A Rational Cosmology: Explanations of Special Circumstances Regarding Motion

Essay XXXVII

This is Essay XXXVII of Mr. Stolyarov's series, "A Rational Cosmology," which seeks to present objective, absolute, rationally grounded views of terms such as universe, matter, volume, space, time, motion, sound, light, forces, fields, and even the higher-order concepts of life, consciousness, and volition. See the index of all the essays in "A Rational Cosmology" here.

Once it is recognized that the Newtonian calculus can be used as a perfect model for objects' paths of motion, certain questions may still arise regarding special cases that are more difficult to resolve than the typical kind. But these, too, can be analyzed and fathomed using the methods we discussed earlier.

Even when the position equation of an object is one that never has a linear equation for a derivative (such as y=e^x, whose nth derivatives are all equal to e^x as well), the particular derivative (as well as the particular position coordinates of an object at a given point) will always have a numerical constant for a value, since x is presumed to be a known value of a point measured relative to the three-dimensional coordinate system we must necessarily use to accurately describe spatial qualities.

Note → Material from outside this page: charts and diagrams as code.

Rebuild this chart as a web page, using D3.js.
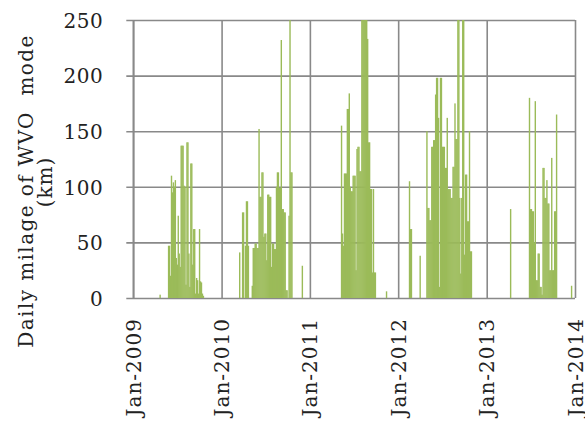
<!DOCTYPE html>
<html>
<head>
<meta charset="utf-8">
<script src="https://cdn.jsdelivr.net/npm/d3@7"></script>
<style>
  body { margin: 0; background: #fff; }
  svg text { font-family: "DejaVu Serif", serif; fill: #222; }
</style>
</head>
<body>
<div id="chart"></div>
<script>
// daily milage (km), one value every 4 days inside each running season
var stepDays = 4;
var start2009 = "2009-05-24";
var km2009 = [47, 47, 20, 110, 95, 104, 100, 106, 36, 30, 74, 40, 28, 137, 137, 137, 101, 100, 12, 140,
	140, 40, 10, 121, 121, 30, 62, 62, 4, 18, 16, 4, 62, 15, 14, 4, 2];
var start2010 = "2010-03-14";
var km2010 = [41, 0, 0, 77, 77, 0, 47, 87, 87, 47, 0, 0, 0, 11, 45, 45, 49, 49, 45, 45,
	152, 91, 91, 113, 113, 55, 58, 58, 34, 93, 93, 91, 91, 28, 49, 49, 44, 44, 100, 113,
	113, 99, 99, 232, 80, 80, 77, 77, 7, 7, 0, 74, 250, 113, 113];
var start2011 = "2011-05-09";
var km2011 = [155, 58, 47, 112, 112, 112, 170, 170, 184, 100, 96, 96, 110, 110, 110, 25, 134, 136, 136, 114,
	114, 250, 250, 250, 250, 250, 250, 233, 140, 140, 98, 98, 23, 98, 23, 23];
var start2012 = "2012-02-14";
var km2012 = [105, 62, 62, 0, 0, 0, 0, 0, 0, 0, 0, 38, 0, 0, 0, 0, 0, 0, 150, 81,
	81, 70, 70, 136, 136, 142, 142, 183, 198, 198, 162, 10, 198, 198, 136, 136, 136, 117, 117, 162,
	98, 98, 98, 90, 90, 118, 118, 175, 143, 143, 250, 250, 90, 22, 90, 250, 250, 39, 111, 111,
	69, 69, 150, 42, 42];
var start2013 = "2013-06-24";
var km2013 = [180, 80, 80, 78, 78, 50, 177, 16, 16, 40, 40, 10, 10, 3, 117, 117, 90, 90, 106, 85,
	85, 25, 25, 126, 25, 25, 78, 78, 165];
// isolated running days
var singleDates = ["2009-04-19", "2010-11-28", "2011-11-11", "2013-04-07", "2013-12-15"];
var singleKm = [3, 29, 6, 80, 11];

var yTicks = [0, 50, 100, 150, 200, 250];
var xTicks = ["2009-01-01", "2010-01-01", "2011-01-01", "2012-01-01", "2013-01-01", "2014-01-01"];

var parse = d3.timeParse("%Y-%m-%d");
var data = [];
[[start2009, km2009], [start2010, km2010], [start2011, km2011], [start2012, km2012], [start2013, km2013]]
	.forEach(function(s) {
		var d0 = parse(s[0]);
		s[1].forEach(function(v, i) {
			data.push({ date: d3.timeDay.offset(d0, i * stepDays), km: v });
		});
	});
singleDates.forEach(function(d, i) { data.push({ date: parse(d), km: singleKm[i] }); });

var W = 585, H = 423;
var margin = { top: 20, right: 10, bottom: 125, left: 133.3 };
var width = W - margin.left - margin.right;
var height = H - margin.top - margin.bottom;

var svg = d3.select("#chart")
	.append("svg")
	.attr("width", W)
	.attr("height", H)
	.append("g")
	.attr("transform", "translate(" + margin.left + "," + margin.top + ")");

var x = d3.scaleTime()
	.domain([parse(xTicks[0]), parse(xTicks[xTicks.length - 1])])
	.range([0, width]);
var y = d3.scaleLinear()
	.domain([0, 250])
	.range([height, 0]);

var gridColor = "#898989";

// horizontal grid + y labels
var yAxis = svg.append("g")
	.attr("transform", "translate(-7,0)")
	.call(d3.axisLeft(y)
		.tickValues(yTicks)
		.tickSizeInner(-(width + 7))
		.tickSizeOuter(0)
		.tickPadding(23)
		.tickFormat(d3.format("d")));
yAxis.select(".domain").remove();
yAxis.selectAll("line").attr("stroke", gridColor).attr("stroke-width", 1.6);
yAxis.selectAll("text").style("font-size", "20px").style("letter-spacing", "0.5px").attr("dy", "0.36em");

// vertical grid + x labels
var xAxis = svg.append("g")
	.attr("transform", "translate(0," + height + ")")
	.call(d3.axisBottom(x)
		.tickValues(xTicks.map(parse))
		.tickSizeInner(-height)
		.tickSizeOuter(0)
		.tickFormat(d3.timeFormat("%b-%Y")));
xAxis.select(".domain").remove();
xAxis.selectAll("line").attr("stroke", gridColor).attr("stroke-width", 1.6);
xAxis.selectAll("text")
	.style("font-size", "20px")
	.style("letter-spacing", "1px")
	.attr("text-anchor", "end")
	.attr("transform", "rotate(-90)")
	.attr("x", -20)
	.attr("y", 7)
	.attr("dy", null);

// left border
svg.append("line")
	.attr("x1", 0).attr("x2", 0)
	.attr("y1", 0).attr("y2", height)
	.attr("stroke", gridColor)
	.attr("stroke-width", 1.6);

// bars
svg.append("g")
	.selectAll("rect")
	.data(data)
	.enter()
	.append("rect")
	.attr("x", function(d) { return x(d.date); })
	.attr("y", function(d) { return y(d.km); })
	.attr("width", 1.4)
	.attr("height", function(d) { return height - y(d.km); })
	.attr("fill", "#9bbb59");

// axis title
var title = svg.append("g")
	.attr("transform", "translate(" + (-margin.left) + ",0)");
title.append("text")
	.attr("transform", "translate(33,171) rotate(-90)")
	.attr("text-anchor", "middle")
	.style("font-size", "20px")
	.style("letter-spacing", "1.4px")
	.text("Daily milage of WVO \u00a0mode");
title.append("text")
	.attr("transform", "translate(52,162) rotate(-90)")
	.attr("text-anchor", "middle")
	.style("font-size", "20px")
	.style("letter-spacing", "1px")
	.text("(km)");
</script>
</body>
</html>
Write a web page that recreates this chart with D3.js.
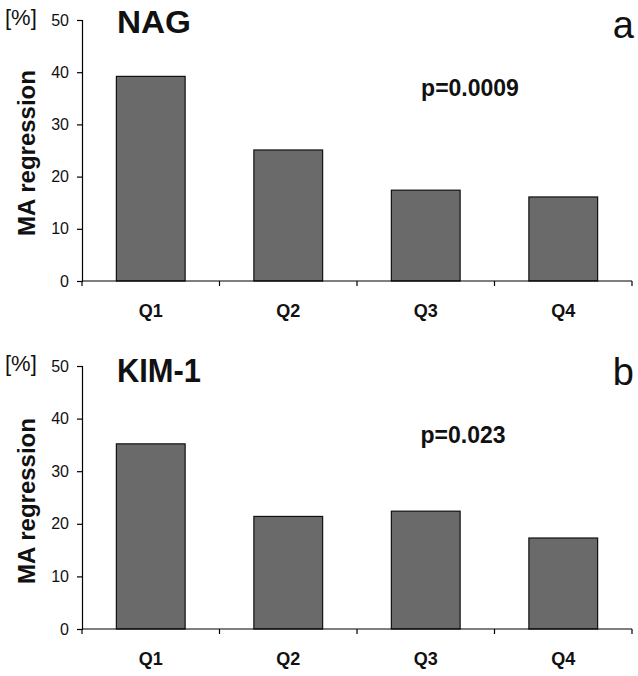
<!DOCTYPE html>
<html><head><meta charset="utf-8">
<script src="https://cdn.jsdelivr.net/npm/d3@7"></script>
<style>body{margin:0;background:#fff}svg{display:block}text{font-family:"Liberation Sans",Arial,sans-serif}</style>
</head><body>
<script>
const categories = ["Q1","Q2","Q3","Q4"];
const nagValues = [39.2, 25.1, 17.4, 16.1];
const kimValues = [35.2, 21.4, 22.4, 17.3];
const yTicks = [0,10,20,30,40,50];
const panels = [
  {title:"NAG", titleLen:74, titleSize:32, letter:"a", p:"p=0.0009", values:nagValues,
   top:20, bottom:281, pX:470, pY:96, titleY:33, letterY:38, pctY:25, labY:153},
  {title:"KIM-1", titleLen:84, titleSize:34, letter:"b", p:"p=0.023", values:kimValues,
   top:366, bottom:629, pX:463, pY:443, titleY:382, letterY:385, pctY:371, labY:501}
];
const W=638,H=676;
const svg=d3.select("body").append("svg").attr("width",W).attr("height",H);
const x=d3.scaleBand().domain(categories).range([82,632]).paddingInner(0.5).paddingOuter(0.25);
panels.forEach(pn=>{
  const g=svg.append("g");
  const y=d3.scaleLinear().domain([0,50]).range([pn.bottom,pn.top]);
  g.selectAll("rect").data(pn.values).join("rect")
    .attr("x",(d,i)=>x(categories[i])).attr("width",x.bandwidth())
    .attr("y",d=>y(d)).attr("height",d=>y(0)-y(d))
    .attr("fill","#6a6a6a").attr("stroke","#111").attr("stroke-width",1.2);
  const ya=g.append("g").attr("transform","translate(82,0)")
    .call(d3.axisLeft(y).tickValues(yTicks).tickSize(5).tickPadding(8));
  ya.select(".domain").attr("stroke","#000").attr("stroke-width",1.2);
  ya.selectAll(".tick line").attr("stroke-width",1.2);
  ya.selectAll("text").attr("font-size",16).attr("fill","#111").attr("font-family","Liberation Sans, Arial, sans-serif");
  const xa=g.append("g").attr("transform",`translate(0,${pn.bottom})`);
  xa.append("line").attr("x1",82).attr("x2",632).attr("stroke","#000").attr("stroke-width",1.2);
  const bounds=[82].concat(categories.map(c=>x(c)+x.bandwidth()+x.step()*0.25));
  xa.selectAll("line.t").data(bounds).join("line").attr("class","t")
    .attr("x1",d=>d).attr("x2",d=>d).attr("y1",0).attr("y2",5).attr("stroke","#000").attr("stroke-width",1.2);
  xa.selectAll("text").data(categories).join("text")
    .attr("x",d=>x(d)+x.bandwidth()/2).attr("y",36).attr("text-anchor","middle")
    .attr("font-size",18).attr("font-weight","bold").attr("fill","#111").text(d=>d);
  g.append("text").attr("x",5).attr("y",pn.pctY).attr("font-size",22).attr("fill","#111").text("[%]");
  g.append("text").attr("transform",`translate(35,${pn.labY}) rotate(-90)`)
    .attr("text-anchor","middle").attr("font-size",24).attr("font-weight","bold").attr("fill","#111").text("MA regression");
  g.append("text").attr("x",117).attr("y",pn.titleY).attr("font-size",pn.titleSize).attr("font-weight","bold")
    .attr("textLength",pn.titleLen).attr("lengthAdjust","spacingAndGlyphs").attr("fill","#111").text(pn.title);
  g.append("text").attr("x",634).attr("y",pn.letterY).attr("text-anchor","end").attr("font-size",38).attr("fill","#111").text(pn.letter);
  g.append("text").attr("x",pn.pX).attr("y",pn.pY).attr("text-anchor","middle").attr("font-size",23).attr("font-weight","bold").attr("fill","#111").text(pn.p);
});
</script>
</body></html>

Moreover, the question may arise as to objects in motion along paths that combine in themselves a multiplicity of functions (such as a "v-shaped" or "absolute value graph" path) and could be said to have different derivatives for the same point, depending on the function in relation to which the derivative is taken (i.e., at a point of intersection between the two segments constituting a "v-shaped" path, one could conceivably take a derivative of either the positively or the negatively sloped segment).